**DESCRIPTION OF THE TASK**
Copy out the data below from the line containing "What D3.js code" to the line containing "const HEIGHT = 709;", both lines included, with all images left out.

**THE RECORDS**
+++
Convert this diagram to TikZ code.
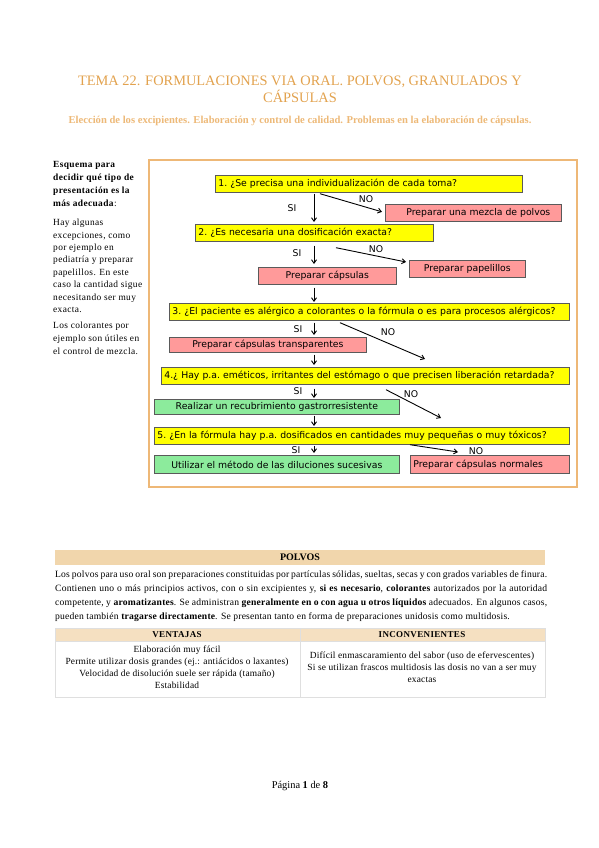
\documentclass[tikz,border=0pt]{standalone}
\usepackage{fontspec}
\setmainfont{Liberation Serif}
\newfontfamily\flowfont{DejaVu Sans}
\usepackage{xcolor}
\usetikzlibrary{arrows.meta, positioning, calc}
\definecolor{ktitle}{HTML}{E2A24E}
\definecolor{ksubtitle}{HTML}{EDB978}
\definecolor{kframe}{HTML}{EEB877}
\definecolor{kyellow}{HTML}{FFFF00}
\definecolor{kpink}{HTML}{FF9A9A}
\definecolor{kgreen}{HTML}{8CEB9C}
\definecolor{ktan}{HTML}{F1D6AC}
\definecolor{kborder}{HTML}{5A5A5A}
\newcommand{\flowsize}{\flowfont\fontsize{9.3}{11}\selectfont\frenchspacing}
\newcommand{\notesize}{\fontsize{9.4}{13}\selectfont\addfontfeature{LetterSpace=4}}
\newcommand{\bodysize}{\fontsize{9.6}{13.7}\selectfont\addfontfeature{LetterSpace=2}}
\newcommand{\tablesize}{\fontsize{9.4}{12}\selectfont\addfontfeature{LetterSpace=2}}
\tikzset{
  qbox/.style={draw=kborder, fill=kyellow, line width=0.7pt, anchor=north west,
    inner xsep=3pt, inner ysep=0pt, minimum height=17pt, text width=#1,
    align=left, font=\flowsize},
  abox/.style={draw=kborder, line width=0.7pt, anchor=north west, inner sep=0pt,
    minimum width=#1, minimum height=17pt, font=\flowsize},
  lbl/.style={font=\flowsize, inner sep=0pt},
  flow/.style={line width=0.9pt, -{Straight Barb[length=3.5pt,width=5pt]}},
  note/.style={font=\notesize, anchor=north west, align=left, inner sep=0pt},
}
\begin{document}
\begin{tikzpicture}[x=1pt, y=-1pt]

  \useasboundingbox (0,0) rectangle (599,848);

  %% Title
  \node[font=\fontsize{14.4}{17}\selectfont, text=ktitle, align=center] (title) at (300,89)
    {TEMA 22. FORMULACIONES VIA ORAL. POLVOS, GRANULADOS Y\\CÁPSULAS};
  \node[font=\fontsize{10.6}{12}\selectfont\bfseries, text=ksubtitle] (subtitle) at (300,121)
    {Elección de los excipientes. Elaboración y control de calidad. Problemas en la elaboración de cápsulas.};

  %% Side note
  \node[note] (note1) at (53,161)
    {\textbf{Esquema para}\\\textbf{decidir qué tipo de}\\\textbf{presentación es la}\\\textbf{más adecuada}:};
  \node[note, font=\fontsize{9.4}{12.4}\selectfont\addfontfeature{LetterSpace=4}] (note2) at (53,219)
    {Hay algunas\\excepciones, como\\por ejemplo en\\pediatría y preparar\\papelillos. En este\\caso la cantidad sigue\\necesitando ser muy\\exacta.};
  \node[note] (note3) at (53,322)
    {Los colorantes por\\ejemplo son útiles en\\el control de mezcla.};

  %% Frame
  \draw[kframe, line width=1.3pt] (149,160) rectangle (577,487);

  %% Flowchart boxes
  \node[qbox=301pt] (q1) at (215,175) {1. ¿Se precisa una individualización de cada toma?};
  \node[abox=176pt, fill=kpink] (mezcla) at (385,204) {\hspace{10pt}Preparar una mezcla de polvos};
  \node[qbox=232pt] (q2) at (195,224) {2. ¿Es necesaria una dosificación exacta?};
  \node[abox=116pt, fill=kpink] (papel) at (409,260) {Preparar papelillos};
  \node[abox=138pt, fill=kpink] (caps) at (258,267) {Preparar cápsulas};
  \node[qbox=394pt] (q3) at (169,303) {3. ¿El paciente es alérgico a colorantes o la fórmula o es para procesos alérgicos?};
  \node[abox=197pt, fill=kpink, minimum height=15pt] (transp) at (169,337) {Preparar cápsulas transparentes};
  \node[qbox=402pt] (q4) at (161,367) {4.¿ Hay p.a. eméticos, irritantes del estómago o que precisen liberación retardada?};
  \node[abox=245pt, fill=kgreen, minimum height=15pt] (gastro) at (154,399) {Realizar un recubrimiento gastrorresistente};
  \node[qbox=409pt] (q5) at (154,427) {5. ¿En la fórmula hay p.a. dosificados en cantidades muy pequeñas o muy tóxicos?};
  \node[abox=245pt, fill=kgreen, minimum height=18pt] (dilu) at (154,455) {Utilizar el método de las diluciones sucesivas};
  \node[abox=159pt, fill=kpink, minimum height=18pt, text width=153pt, align=left] (normal) at (410,455) {Preparar cápsulas normales};

  %% SI / NO labels
  \node[lbl] (si1) at (292,208) {SI};
  \node[lbl] (no1) at (366,199) {NO};
  \node[lbl] (si2) at (297,253) {SI};
  \node[lbl] (no2) at (376,249) {NO};
  \node[lbl] (si3) at (298,329) {SI};
  \node[lbl] (no3) at (388,332) {NO};
  \node[lbl] (si4) at (298,391) {SI};
  \node[lbl] (no4) at (411,394) {NO};
  \node[lbl] (si5) at (296,450) {SI};
  \node[lbl] (no5) at (476,451) {NO};

  %% Connectors
  \coordinate (axis) at (314,0);
  \coordinate (end3) at (425,359);
  \coordinate (end4) at (441,418);
  \coordinate (end5) at (458,452);
  \draw[flow] ([yshift=-1pt]q1.south -| axis) -- ([yshift=2pt]q2.north -| axis);
  \draw[flow] ([xshift=105pt,yshift=-1pt]q1.south west) -- ([xshift=-3pt,yshift=1pt]mezcla.west);
  \draw[flow] ([yshift=-4pt]q2.south -| axis) -- ([yshift=3pt]caps.north -| axis);
  \draw[flow] ([xshift=141pt,yshift=-6pt]q2.south west) -- ([xshift=-3pt,yshift=-2pt]papel.north west);
  \draw[flow] ([yshift=-3pt]caps.south -| axis) -- ([yshift=1pt]q3.north -| axis);
  \draw[flow] ([yshift=-2pt]q3.south -| axis) -- ([yshift=2pt]transp.north -| axis);
  \draw[flow] ([xshift=171pt,yshift=-2pt]q3.south west) -- (end3);
  \draw[flow] ([yshift=-2pt]transp.south -| axis) -- ([yshift=2pt]q4.north -| axis);
  \draw[flow] ([yshift=-4pt]q4.south -| axis) -- ([yshift=1pt]gastro.north -| axis);
  \draw[flow] ([xshift=225pt,yshift=-5pt]q4.south west) -- (end4);
  \draw[flow] ([yshift=-1pt]gastro.south -| axis) -- ([yshift=1pt]q5.north -| axis);
  \draw[flow] ([yshift=-1pt]q5.south -| axis) -- ([yshift=2pt]dilu.north -| axis);
  \draw[flow] ([xshift=256pt]q5.south west) -- (end5);

  %% POLVOS section
  \fill[ktan] (55,550) rectangle (545,565);
  \node[font=\fontsize{10}{11}\selectfont\bfseries] (polvos) at (300,557.5) {POLVOS};
  \node[font=\bodysize, anchor=north west, inner sep=0pt, text width=492pt, align=justify] (texto) at (55,571)
    {Los polvos para uso oral son preparaciones constituidas por partículas sólidas, sueltas, secas y con grados variables de finura.\linebreak
     Contienen uno o más principios activos, con o sin excipientes y, \textbf{si es necesario}, \textbf{colorantes} autorizados por la autoridad\linebreak
     competente, y \textbf{aromatizantes}. Se administran \textbf{generalmente en o con agua u otros líquidos} adecuados. En algunos casos,\linebreak
     pueden también \textbf{tragarse directamente}. Se presentan tanto en forma de preparaciones unidosis como multidosis.};

  %% Table
  \fill[ktan!75] (55,628) rectangle (545,641);
  \draw[gray!25, line width=0.6pt] (55,628) rectangle (545,697);
  \draw[gray!25, line width=0.6pt] (55,641) -- (545,641);
  \draw[gray!25, line width=0.6pt] (300,628) -- (300,697);
  \node[font=\fontsize{9}{10}\selectfont\bfseries\addfontfeature{LetterSpace=4}] (ventajas) at (177,634.5) {VENTAJAS};
  \node[font=\fontsize{9}{10}\selectfont\bfseries\addfontfeature{LetterSpace=4}] (incon) at (422,634.5) {INCONVENIENTES};
  \node[font=\tablesize, align=center] (listav) at (177,667)
    {Elaboración muy fácil\\Permite utilizar dosis grandes (ej.: antiácidos o laxantes)\\Velocidad de disolución suele ser rápida (tamaño)\\Estabilidad};
  \node[font=\tablesize, align=center] (listai) at (422,667)
    {Difícil enmascaramiento del sabor (uso de efervescentes)\\Si se utilizan frascos multidosis las dosis no van a ser muy\\exactas};

  %% Footer
  \node[font=\fontsize{10.4}{12}\selectfont] (pagina) at (300,786) {Página \textbf{1} de \textbf{8}};

\end{tikzpicture}
\end{document}
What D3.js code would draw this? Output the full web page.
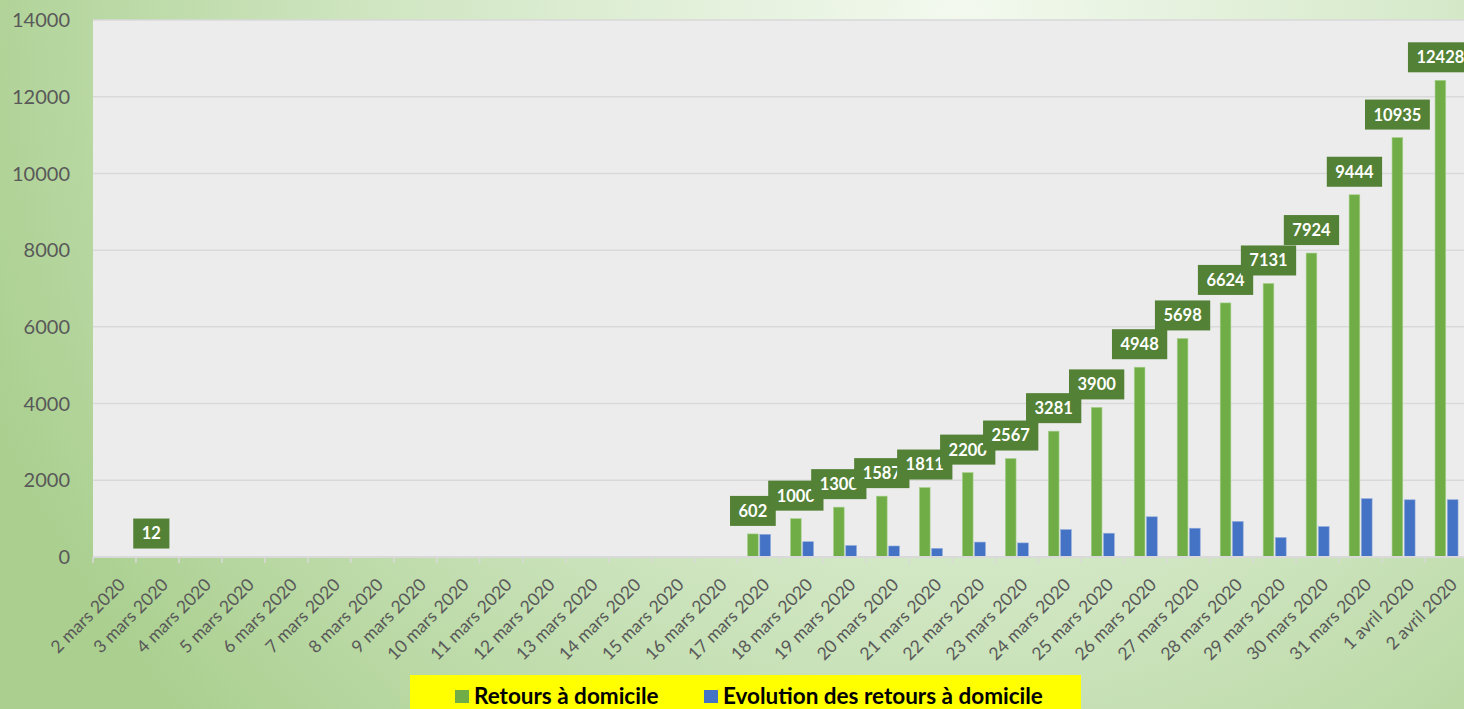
<!DOCTYPE html>
<html>
<head>
<meta charset="utf-8">
<script src="https://cdn.jsdelivr.net/npm/d3@7"></script>
<style>
  html, body { margin: 0; padding: 0; overflow: hidden; }
  svg { display: block; font-family: Lato, "Open Sans", sans-serif; }
</style>
</head>
<body>
<div id="chart"></div>
<script>
// Chart size
const WIDTH = 1464;
const HEIGHT = 709;

// Data
const dates = [
  "2 mars 2020", "3 mars 2020", "4 mars 2020", "5 mars 2020", "6 mars 2020",
  "7 mars 2020", "8 mars 2020", "9 mars 2020", "10 mars 2020", "11 mars 2020",
  "12 mars 2020", "13 mars 2020", "14 mars 2020", "15 mars 2020", "16 mars 2020",
  "17 mars 2020", "18 mars 2020", "19 mars 2020", "20 mars 2020", "21 mars 2020",
  "22 mars 2020", "23 mars 2020", "24 mars 2020", "25 mars 2020", "26 mars 2020",
  "27 mars 2020", "28 mars 2020", "29 mars 2020", "30 mars 2020", "31 mars 2020",
  "1 avril 2020", "2 avril 2020"
];
const retours = [
  null, 12, null, null, null, null, null, null, null, null, null, null, null, null, null,
  602, 1000, 1300, 1587, 1811, 2200, 2567, 3281, 3900, 4948,
  5698, 6624, 7131, 7924, 9444, 10935, 12428
];
const evolution = [
  null, 12, null, null, null, null, null, null, null, null, null, null, null, null, null,
  590, 398, 300, 287, 224, 389, 367, 714, 619, 1048,
  750, 926, 507, 793, 1520, 1491, 1493
];
const yTicks = [0, 2000, 4000, 6000, 8000, 10000, 12000, 14000];
const seriesNames = ["Retours à domicile", "Evolution des retours à domicile"];
const seriesColors = ["#70ad47", "#4472c4"];

const margin = { top: 20, right: -4, bottom: 152, left: 93 };

const svg = d3.select("#chart")
  .append("svg")
  .attr("width", WIDTH)
  .attr("height", HEIGHT);

// Background gradient
const defs = svg.append("defs");
const grad = defs.append("radialGradient")
  .attr("id", "bg")
  .attr("gradientUnits", "userSpaceOnUse")
  .attr("cx", 960).attr("cy", 20).attr("r", 1050);
grad.append("stop").attr("offset", 0).attr("stop-color", "#f3f9ef");
grad.append("stop").attr("offset", 0.55).attr("stop-color", "#d0e6c2");
grad.append("stop").attr("offset", 1).attr("stop-color", "#aacf8f");

svg.append("rect")
  .attr("width", WIDTH)
  .attr("height", HEIGHT)
  .attr("fill", "url(#bg)");

// Scales
const x0 = d3.scaleBand()
  .domain(dates)
  .range([margin.left, WIDTH - margin.right]);

const x1 = d3.scaleBand()
  .domain([0, 1])
  .range([10, 33])
  .paddingInner(0.13);

const y = d3.scaleLinear()
  .domain([0, 14000])
  .range([HEIGHT - margin.bottom, margin.top]);

// Plot area
svg.append("rect")
  .attr("x", margin.left)
  .attr("y", margin.top)
  .attr("width", WIDTH - margin.right - margin.left)
  .attr("height", y(0) - margin.top)
  .attr("fill", "#ececec");

// Gridlines
svg.append("g")
  .selectAll("line")
  .data(yTicks.filter(d => d > 0))
  .join("line")
  .attr("x1", margin.left)
  .attr("x2", WIDTH)
  .attr("y1", d => y(d))
  .attr("y2", d => y(d))
  .attr("stroke", "#d9d9d9")
  .attr("stroke-width", 1.5);

// Y axis labels
svg.append("g")
  .selectAll("text")
  .data(yTicks)
  .join("text")
  .attr("x", 70)
  .attr("y", d => y(d))
  .attr("dy", "0.36em")
  .attr("text-anchor", "end")
  .attr("font-size", 20)
  .attr("fill", "#595959")
  .text(d => d);

// Bars
const rows = dates.map((d, i) => ({ date: d, values: [retours[i], evolution[i]] }));

const barGroups = svg.append("g")
  .selectAll("g")
  .data(rows)
  .join("g")
  .attr("transform", d => `translate(${x0(d.date)},0)`);

barGroups.selectAll("rect")
  .data(d => d.values.map((v, k) => ({ k, v })).filter(e => e.v !== null))
  .join("rect")
  .attr("x", e => x1(e.k))
  .attr("width", x1.bandwidth())
  .attr("y", e => y(e.v))
  .attr("height", e => y(0) - y(e.v))
  .attr("fill", e => seriesColors[e.k])
  .attr("stroke", e => e.k === 0 ? "#a9d18e" : "#8faadc")
  .attr("stroke-width", 0.6);

// X axis line and ticks
const axis = svg.append("g");
axis.append("line")
  .attr("x1", margin.left)
  .attr("x2", WIDTH)
  .attr("y1", y(0))
  .attr("y2", y(0))
  .attr("stroke", "#d9d9d9")
  .attr("stroke-width", 2);

axis.selectAll(".tick")
  .data(dates)
  .join("line")
  .attr("class", "tick")
  .attr("x1", d => x0(d))
  .attr("x2", d => x0(d))
  .attr("y1", y(0))
  .attr("y2", y(0) + 6)
  .attr("stroke", "#d9d9d9")
  .attr("stroke-width", 1.5);

axis.selectAll(".xlab")
  .data(dates)
  .join("text")
  .attr("class", "xlab")
  .attr("transform", d => `translate(${x0(d) + x0.bandwidth() / 2 + 3},${y(0) + 20}) rotate(-45)`)
  .attr("dy", "0.71em")
  .attr("text-anchor", "end")
  .attr("font-size", 17.5)
  .attr("fill", "#595959")
  .text(d => d);

// Data labels (boxes), drawn in order so later ones overlap earlier
const labelData = rows.filter(d => d.values[0] !== null);
const labels = svg.append("g")
  .selectAll("g")
  .data(labelData)
  .join("g")
  .attr("transform", d => `translate(${x0(d.date) + x1(0) + x1.bandwidth() / 2},${y(d.values[0]) - 8})`);

labels.each(function(d) {
  const g = d3.select(this);
  const rect = g.append("rect").attr("fill", "#538135");
  const t = g.append("text")
    .attr("text-anchor", "middle")
    .attr("y", -15)
    .attr("dy", "0.36em")
    .attr("font-size", 16.5)
    .attr("font-weight", "bold")
    .attr("fill", "#ffffff")
    .text(d.values[0]);
  const w = t.node().getComputedTextLength() + 17;
  rect.attr("x", -w / 2).attr("y", -30).attr("width", w).attr("height", 30);
});

// Legend
const legend = svg.append("g");
legend.append("rect")
  .attr("x", 410)
  .attr("y", 675)
  .attr("width", 671)
  .attr("height", 40)
  .attr("fill", "#ffff00");

const legendX = [455, 704];
seriesNames.forEach((name, k) => {
  legend.append("rect")
    .attr("x", legendX[k])
    .attr("y", 690)
    .attr("width", 14)
    .attr("height", 13)
    .attr("fill", seriesColors[k]);
  legend.append("text")
    .attr("x", legendX[k] + 19)
    .attr("y", 704)
    .attr("font-size", 22.5)
    .attr("font-weight", "bold")
    .attr("fill", "#000000")
    .text(name);
});
</script>
</body>
</html>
+++
**THE ANSWER**
What D3.js code would draw this? Output the full web page.
<!DOCTYPE html>
<html>
<head>
<meta charset="utf-8">
<script src="https://cdn.jsdelivr.net/npm/d3@7"></script>
<style>
  html, body { margin: 0; padding: 0; overflow: hidden; }
  svg { display: block; font-family: Lato, "Open Sans", sans-serif; }
</style>
</head>
<body>
<div id="chart"></div>
<script>
// Chart size
const WIDTH = 1464;
const HEIGHT = 709;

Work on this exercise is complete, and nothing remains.